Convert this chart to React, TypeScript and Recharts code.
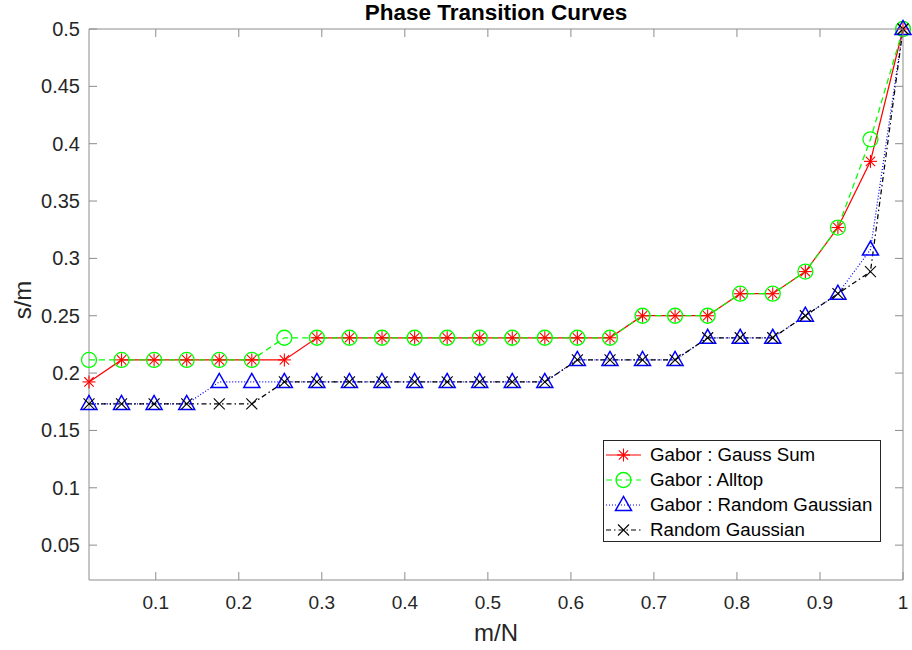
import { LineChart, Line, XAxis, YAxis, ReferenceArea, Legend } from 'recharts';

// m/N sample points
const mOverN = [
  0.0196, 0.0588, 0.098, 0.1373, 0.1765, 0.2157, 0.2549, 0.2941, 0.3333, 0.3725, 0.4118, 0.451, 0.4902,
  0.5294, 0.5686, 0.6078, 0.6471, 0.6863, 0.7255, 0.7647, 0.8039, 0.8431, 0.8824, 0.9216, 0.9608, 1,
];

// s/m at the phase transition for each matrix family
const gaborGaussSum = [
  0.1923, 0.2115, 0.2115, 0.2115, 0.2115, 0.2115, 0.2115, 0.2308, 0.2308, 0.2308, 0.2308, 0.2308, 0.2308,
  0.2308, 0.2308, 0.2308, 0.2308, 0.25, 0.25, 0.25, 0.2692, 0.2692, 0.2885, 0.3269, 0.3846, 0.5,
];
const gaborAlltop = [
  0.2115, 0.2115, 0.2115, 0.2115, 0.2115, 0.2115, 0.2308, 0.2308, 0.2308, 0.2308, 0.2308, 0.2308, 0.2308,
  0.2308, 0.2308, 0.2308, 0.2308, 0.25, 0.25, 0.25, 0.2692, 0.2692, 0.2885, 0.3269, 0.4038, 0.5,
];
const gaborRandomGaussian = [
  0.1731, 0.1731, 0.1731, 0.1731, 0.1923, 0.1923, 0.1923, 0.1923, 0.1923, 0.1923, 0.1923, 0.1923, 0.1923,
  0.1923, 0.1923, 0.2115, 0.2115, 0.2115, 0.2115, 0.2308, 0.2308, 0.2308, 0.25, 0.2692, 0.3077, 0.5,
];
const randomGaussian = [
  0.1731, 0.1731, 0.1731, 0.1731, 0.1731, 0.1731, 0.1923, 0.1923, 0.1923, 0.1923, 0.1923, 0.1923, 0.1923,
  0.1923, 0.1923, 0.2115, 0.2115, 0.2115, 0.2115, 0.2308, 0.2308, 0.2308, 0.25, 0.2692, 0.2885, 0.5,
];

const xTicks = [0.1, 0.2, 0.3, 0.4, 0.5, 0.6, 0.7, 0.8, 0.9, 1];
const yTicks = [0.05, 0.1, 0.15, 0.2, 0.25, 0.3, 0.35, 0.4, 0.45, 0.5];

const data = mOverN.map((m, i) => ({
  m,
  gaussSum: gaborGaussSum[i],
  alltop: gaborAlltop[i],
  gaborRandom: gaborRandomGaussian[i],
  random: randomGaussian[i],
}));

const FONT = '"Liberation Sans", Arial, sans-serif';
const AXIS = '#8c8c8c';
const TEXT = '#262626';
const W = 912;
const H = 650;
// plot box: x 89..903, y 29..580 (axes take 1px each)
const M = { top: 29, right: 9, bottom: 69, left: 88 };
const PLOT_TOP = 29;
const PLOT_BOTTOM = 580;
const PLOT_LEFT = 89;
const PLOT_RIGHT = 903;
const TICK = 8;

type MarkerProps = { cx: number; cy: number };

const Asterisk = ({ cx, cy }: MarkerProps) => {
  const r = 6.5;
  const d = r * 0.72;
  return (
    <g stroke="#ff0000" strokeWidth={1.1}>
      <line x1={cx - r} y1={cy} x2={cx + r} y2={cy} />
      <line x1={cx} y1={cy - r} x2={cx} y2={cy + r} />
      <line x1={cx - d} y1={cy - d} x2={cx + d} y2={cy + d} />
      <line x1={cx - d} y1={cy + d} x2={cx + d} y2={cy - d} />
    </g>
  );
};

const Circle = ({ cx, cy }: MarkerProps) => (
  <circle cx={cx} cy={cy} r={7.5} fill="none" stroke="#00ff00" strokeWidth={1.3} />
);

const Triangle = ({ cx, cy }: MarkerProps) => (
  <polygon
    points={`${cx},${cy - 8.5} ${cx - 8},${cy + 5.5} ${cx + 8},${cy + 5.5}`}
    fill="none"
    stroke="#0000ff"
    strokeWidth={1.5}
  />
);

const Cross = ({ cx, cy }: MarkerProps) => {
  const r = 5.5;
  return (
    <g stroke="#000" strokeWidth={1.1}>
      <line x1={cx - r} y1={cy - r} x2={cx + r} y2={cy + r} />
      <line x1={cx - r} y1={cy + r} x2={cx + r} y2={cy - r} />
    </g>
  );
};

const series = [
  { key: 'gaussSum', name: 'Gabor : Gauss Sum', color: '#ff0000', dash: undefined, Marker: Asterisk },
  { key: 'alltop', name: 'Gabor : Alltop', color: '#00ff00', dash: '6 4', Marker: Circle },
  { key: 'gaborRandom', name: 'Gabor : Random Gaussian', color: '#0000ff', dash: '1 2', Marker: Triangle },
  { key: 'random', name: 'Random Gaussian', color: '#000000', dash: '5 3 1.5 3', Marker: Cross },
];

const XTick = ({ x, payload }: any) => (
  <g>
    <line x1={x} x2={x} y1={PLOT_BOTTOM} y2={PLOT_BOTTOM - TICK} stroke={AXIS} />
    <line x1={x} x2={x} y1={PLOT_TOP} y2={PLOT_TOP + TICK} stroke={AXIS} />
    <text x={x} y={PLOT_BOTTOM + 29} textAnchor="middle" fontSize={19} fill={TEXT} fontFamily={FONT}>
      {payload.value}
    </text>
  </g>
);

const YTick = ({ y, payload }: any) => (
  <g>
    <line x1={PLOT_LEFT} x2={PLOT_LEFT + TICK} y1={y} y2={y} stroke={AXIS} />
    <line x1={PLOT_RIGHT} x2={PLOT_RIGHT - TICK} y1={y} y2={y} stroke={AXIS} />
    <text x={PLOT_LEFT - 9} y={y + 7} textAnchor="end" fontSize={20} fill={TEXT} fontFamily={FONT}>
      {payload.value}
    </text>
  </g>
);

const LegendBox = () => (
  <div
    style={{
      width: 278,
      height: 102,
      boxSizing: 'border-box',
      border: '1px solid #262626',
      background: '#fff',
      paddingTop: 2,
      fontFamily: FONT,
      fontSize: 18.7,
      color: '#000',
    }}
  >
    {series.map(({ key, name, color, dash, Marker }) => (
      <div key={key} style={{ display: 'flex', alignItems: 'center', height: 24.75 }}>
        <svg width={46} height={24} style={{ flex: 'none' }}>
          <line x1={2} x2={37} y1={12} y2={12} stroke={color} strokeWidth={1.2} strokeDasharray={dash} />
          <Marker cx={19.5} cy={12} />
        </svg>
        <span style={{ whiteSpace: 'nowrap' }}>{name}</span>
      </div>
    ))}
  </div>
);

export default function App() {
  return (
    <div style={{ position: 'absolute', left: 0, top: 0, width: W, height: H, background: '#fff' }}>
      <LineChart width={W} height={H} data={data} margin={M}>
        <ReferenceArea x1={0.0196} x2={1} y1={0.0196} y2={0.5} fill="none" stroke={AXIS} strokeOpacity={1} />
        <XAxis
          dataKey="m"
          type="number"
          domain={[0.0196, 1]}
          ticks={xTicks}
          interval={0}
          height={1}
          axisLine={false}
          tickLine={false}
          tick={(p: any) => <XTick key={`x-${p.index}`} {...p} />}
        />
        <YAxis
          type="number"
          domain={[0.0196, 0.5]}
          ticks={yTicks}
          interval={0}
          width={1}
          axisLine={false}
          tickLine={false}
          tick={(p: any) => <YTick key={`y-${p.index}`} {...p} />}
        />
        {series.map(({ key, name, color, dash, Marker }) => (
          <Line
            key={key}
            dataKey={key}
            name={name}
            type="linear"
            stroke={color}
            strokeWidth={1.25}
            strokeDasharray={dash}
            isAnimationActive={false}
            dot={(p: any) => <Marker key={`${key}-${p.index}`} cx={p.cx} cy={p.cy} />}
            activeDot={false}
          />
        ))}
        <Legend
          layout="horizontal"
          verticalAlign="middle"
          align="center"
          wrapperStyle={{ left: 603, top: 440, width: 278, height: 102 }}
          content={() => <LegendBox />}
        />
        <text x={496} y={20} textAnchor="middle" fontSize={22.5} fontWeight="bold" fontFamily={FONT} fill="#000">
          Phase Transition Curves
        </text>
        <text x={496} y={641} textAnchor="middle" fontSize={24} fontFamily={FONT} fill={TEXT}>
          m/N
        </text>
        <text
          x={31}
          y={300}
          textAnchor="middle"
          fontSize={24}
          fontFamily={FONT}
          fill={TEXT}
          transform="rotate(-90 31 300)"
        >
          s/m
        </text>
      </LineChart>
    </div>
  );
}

GIVEN EXERCISE — Only the lines from the top of the data through the line with "number; cy: number" should be quoted, exactly and with both ends kept; skip the pictures.

COMPLETE RESPONSE —
Convert this chart to React, TypeScript and Recharts code.
import { LineChart, Line, XAxis, YAxis, ReferenceArea, Legend } from 'recharts';

// m/N sample points
const mOverN = [
  0.0196, 0.0588, 0.098, 0.1373, 0.1765, 0.2157, 0.2549, 0.2941, 0.3333, 0.3725, 0.4118, 0.451, 0.4902,
  0.5294, 0.5686, 0.6078, 0.6471, 0.6863, 0.7255, 0.7647, 0.8039, 0.8431, 0.8824, 0.9216, 0.9608, 1,
];

// s/m at the phase transition for each matrix family
const gaborGaussSum = [
  0.1923, 0.2115, 0.2115, 0.2115, 0.2115, 0.2115, 0.2115, 0.2308, 0.2308, 0.2308, 0.2308, 0.2308, 0.2308,
  0.2308, 0.2308, 0.2308, 0.2308, 0.25, 0.25, 0.25, 0.2692, 0.2692, 0.2885, 0.3269, 0.3846, 0.5,
];
const gaborAlltop = [
  0.2115, 0.2115, 0.2115, 0.2115, 0.2115, 0.2115, 0.2308, 0.2308, 0.2308, 0.2308, 0.2308, 0.2308, 0.2308,
  0.2308, 0.2308, 0.2308, 0.2308, 0.25, 0.25, 0.25, 0.2692, 0.2692, 0.2885, 0.3269, 0.4038, 0.5,
];
const gaborRandomGaussian = [
  0.1731, 0.1731, 0.1731, 0.1731, 0.1923, 0.1923, 0.1923, 0.1923, 0.1923, 0.1923, 0.1923, 0.1923, 0.1923,
  0.1923, 0.1923, 0.2115, 0.2115, 0.2115, 0.2115, 0.2308, 0.2308, 0.2308, 0.25, 0.2692, 0.3077, 0.5,
];
const randomGaussian = [
  0.1731, 0.1731, 0.1731, 0.1731, 0.1731, 0.1731, 0.1923, 0.1923, 0.1923, 0.1923, 0.1923, 0.1923, 0.1923,
  0.1923, 0.1923, 0.2115, 0.2115, 0.2115, 0.2115, 0.2308, 0.2308, 0.2308, 0.25, 0.2692, 0.2885, 0.5,
];

const xTicks = [0.1, 0.2, 0.3, 0.4, 0.5, 0.6, 0.7, 0.8, 0.9, 1];
const yTicks = [0.05, 0.1, 0.15, 0.2, 0.25, 0.3, 0.35, 0.4, 0.45, 0.5];

const data = mOverN.map((m, i) => ({
  m,
  gaussSum: gaborGaussSum[i],
  alltop: gaborAlltop[i],
  gaborRandom: gaborRandomGaussian[i],
  random: randomGaussian[i],
}));

const FONT = '"Liberation Sans", Arial, sans-serif';
const AXIS = '#8c8c8c';
const TEXT = '#262626';
const W = 912;
const H = 650;
// plot box: x 89..903, y 29..580 (axes take 1px each)
const M = { top: 29, right: 9, bottom: 69, left: 88 };
const PLOT_TOP = 29;
const PLOT_BOTTOM = 580;
const PLOT_LEFT = 89;
const PLOT_RIGHT = 903;
const TICK = 8;

type MarkerProps = { cx: number; cy: number };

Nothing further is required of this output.